Zumal ich mich frage: Wer von den Jüngeren kann eigentlich noch was mit den Symbolen Schlange, Äskulapstab und Schale anfangen? Ich könnte jetzt böse werden und über Bildungsversagen lamentieren, etwa, dass es für heutige Generationen besser wäre, wir würden die drei Symbole gegen ein sprühendes Nasenspray ersetzen, das würden sie eher kapieren. Aber lassen wir das.
Ein Wechsel würde teuer
Selbstredend ist mir klar, dass jede Veränderung mit Aufwand verbunden ist. Ein Wechsel zum grünen Kreuz würde bedeuten, dass wir nicht nur unser Außenschild, sondern auch Werbematerialien, Packungen und zig andere Dinge anpassen müssten – teuer, teuer.
Außerdem ist fraglich, ob der Deutsche Apothekerverband, bei dem die Rechte für das Logo liegen und der über dessen korrekte Verwendung penibel wacht, ein Interesse hätte, es aufzugeben bzw. zu ändern. Damit verbunden wären ein völlig anderer Auftritt und eine Abkehr von der bisherigen Identität. Ich glaube nicht, dass der Verband Lust auf sowas hat. Allerdings könnte sich ein Logo-Wechsel auch als Vorteil erweisen, denn ein neues Symbol würde Modernität ausstrahlen und die Bereitschaft signalisieren, sich von Althergebrachtem zu lösen, Reformfähigkeit zu beweisen und Neues anzustreben. Vielleicht keine schlechten Voraussetzungen, um von Politik und Bevölkerung als zukunftsfähig wahrgenommen zu werden. Und sündteure Entwürfe von Markendesignern könnte man sich auch sparen, denn ein solches Logo gibt´s ja bereits: grün ist es und es hat die Form eines Kreuzes.
Nice to have
Mein Apotheken-Alltag bewegt sich zwischen Tradition und Modernisierung, manchmal schubweise. Und ganz bestimmt ist die Logo-Frage keine vordringliche in diesem Alltag. Ein grünes Kreuz an der Wand würde nämlich weder die Personalnot, den Medikamentenmangel noch die Einnahmedefizite beheben. Gleichzeitig habe ich Respekt vor der langen Geschichte des roten „A“, das für viele Menschen ein Symbol von Kompetenz und Verlässlichkeit ist.

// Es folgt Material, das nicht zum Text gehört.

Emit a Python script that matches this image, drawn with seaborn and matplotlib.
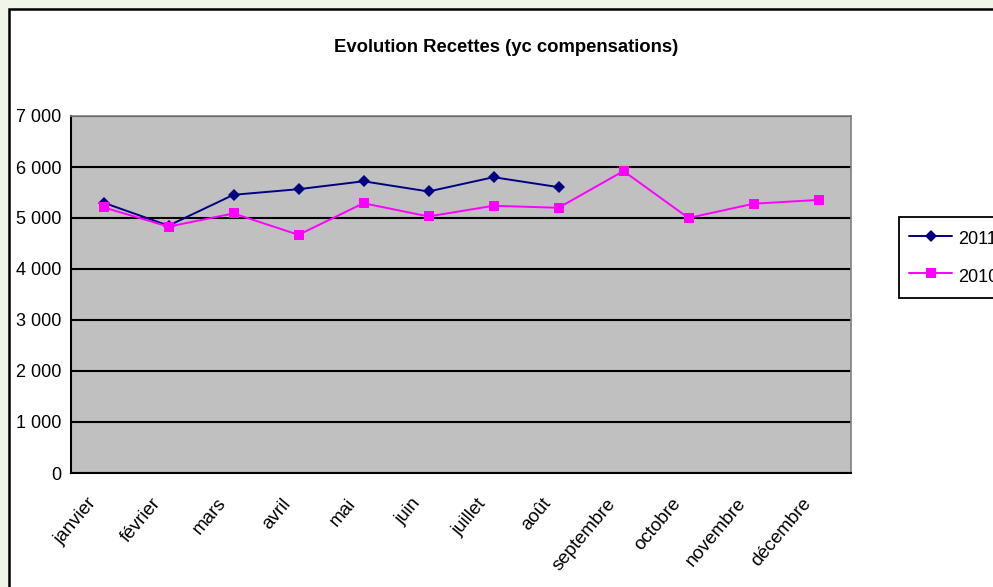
import pandas as pd
import seaborn as sns
import matplotlib.pyplot as plt
import matplotlib.transforms as mtransforms
from matplotlib.patches import Rectangle
from matplotlib.ticker import FuncFormatter, FixedLocator

# donnees
mois = ['janvier', 'février', 'mars', 'avril', 'mai', 'juin', 'juillet',
        'août', 'septembre', 'octobre', 'novembre', 'décembre']
recettes_2011 = [5300, 4850, 5455, 5565, 5720, 5520, 5800, 5605]
recettes_2010 = [5210, 4830, 5090, 4670, 5290, 5030, 5240, 5200, 5920, 5000, 5280, 5355]

rows = []
for i, v in enumerate(recettes_2011):
    rows.append({'pos': i, 'mois': mois[i], 'annee': '2011', 'recettes': v})
for i, v in enumerate(recettes_2010):
    rows.append({'pos': i, 'mois': mois[i], 'annee': '2010', 'recettes': v})
df = pd.DataFrame(rows)

sns.set_style('white')
plt.rcParams['font.family'] = ['Liberation Sans', 'DejaVu Sans']
plt.rcParams['text.color'] = 'black'
plt.rcParams['xtick.color'] = 'black'
plt.rcParams['ytick.color'] = 'black'

fig = plt.figure(figsize=(9.93, 5.87), dpi=100, facecolor='#EFF5E9')
# cadre blanc du graphique
fig.patches.append(Rectangle((9 / 993, -0.1), 1.1, 1 - 9 / 587 + 0.1,
                             transform=fig.transFigure, facecolor='white',
                             edgecolor='black', linewidth=1.8, zorder=-1))

ax = fig.add_axes([71 / 993, 1 - 473 / 587, (851 - 71) / 993, (473 - 116) / 587])
ax.set_zorder(1)
ax.set_facecolor('#C0C0C0')

sns.lineplot(data=df, x='pos', y='recettes', hue='annee', style='annee',
             hue_order=['2011', '2010'], style_order=['2011', '2010'],
             palette={'2011': '#000080', '2010': '#FF00FF'},
             markers={'2011': 'D', '2010': 's'}, dashes=False,
             markersize=7, markeredgewidth=0, linewidth=1.4, ax=ax, sort=False)

handles, labels = ax.get_legend_handles_labels()
# tailles des marqueurs : losange un peu plus petit que le carre
for ln in list(ax.lines) + list(handles):
    if ln.get_marker() == 'D':
        ln.set_markersize(6.6)
    elif ln.get_marker() == 's':
        ln.set_markersize(7.6)

ax.set_xlim(-0.5, len(mois) - 0.5)
ax.set_ylim(0, 7000)
ax.set_yticks(range(0, 7001, 1000))
ax.yaxis.set_major_formatter(FuncFormatter(lambda v, p: f'{int(v):,}'.replace(',', ' ')))
ax.grid(axis='y', color='black', linewidth=1.5)
ax.set_axisbelow(True)

# graduations aux limites des categories, etiquettes au centre
ax.xaxis.set_major_locator(FixedLocator(range(len(mois))))
ax.set_xticklabels(mois, rotation=50, ha='right', rotation_mode='anchor', fontsize=13.5)
ax.xaxis.set_minor_locator(FixedLocator([i - 0.5 for i in range(len(mois) + 1)]))
ax.tick_params(axis='x', which='major', length=0, pad=16)
ax.tick_params(axis='x', which='minor', length=5, width=1.2, color='black', direction='out')
ax.tick_params(axis='y', length=5, width=1.2, color='black', direction='out', labelsize=13, pad=2)
offset = mtransforms.ScaledTranslation(-17 / 100, 0, fig.dpi_scale_trans)
for lab in ax.get_xticklabels():
    lab.set_transform(lab.get_transform() + offset)

for side in ['left', 'bottom']:
    ax.spines[side].set_color('black')
    ax.spines[side].set_linewidth(1.5)
for side in ['top', 'right']:
    ax.spines[side].set_color('#808080')
    ax.spines[side].set_linewidth(1.2)

ax.set_xlabel('')
ax.set_ylabel('')

fig.text(0.51, 1 - 47 / 587, 'Evolution Recettes (yc compensations)',
         ha='center', va='center', fontsize=13.3, fontweight='bold', color='black')

ax.legend(handles, labels, loc='upper left', bbox_to_anchor=(899 / 993, 1 - 217 / 587),
          bbox_transform=fig.transFigure, fontsize=13, frameon=True, fancybox=False,
          edgecolor='black', framealpha=1, borderpad=0.55, labelspacing=0.8,
          handlelength=2.4, handleheight=1.6, handletextpad=0.33, borderaxespad=0)
ax.get_legend().get_frame().set_linewidth(1.3)

fig.savefig('out.png', dpi=100, facecolor=fig.get_facecolor())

Ums kurz zu machen: Ich bin unentschieden in dieser Sache, gegen ein bisschen Geblinke und etwas mehr Leben an unserer Fassade hätte ich aber nichts einzuwenden. So wie Kollegin Moni auch. Muss ja nicht gleich wie im Zirkus sein. Aber „nice to have“ wär‘s schon, und im nächsten Urlaub werde ich mal verstärkt darauf achten, was sich auf den grünen Kreuzen so alles abspielt.
Vielleicht leben wir auch in Sachen „A“ vs. „grünes Kreuz“ in einer Übergangsphase. In mancher großen deutschen Stadt sieht man vermehrt beide Symbole zusammen an der Fassade. Ich bin jedenfalls gespannt, wie sich die Sache weiterentwickelt.
Und du? Wie siehst du die Sache? Grünes Kreuz – ja oder nein?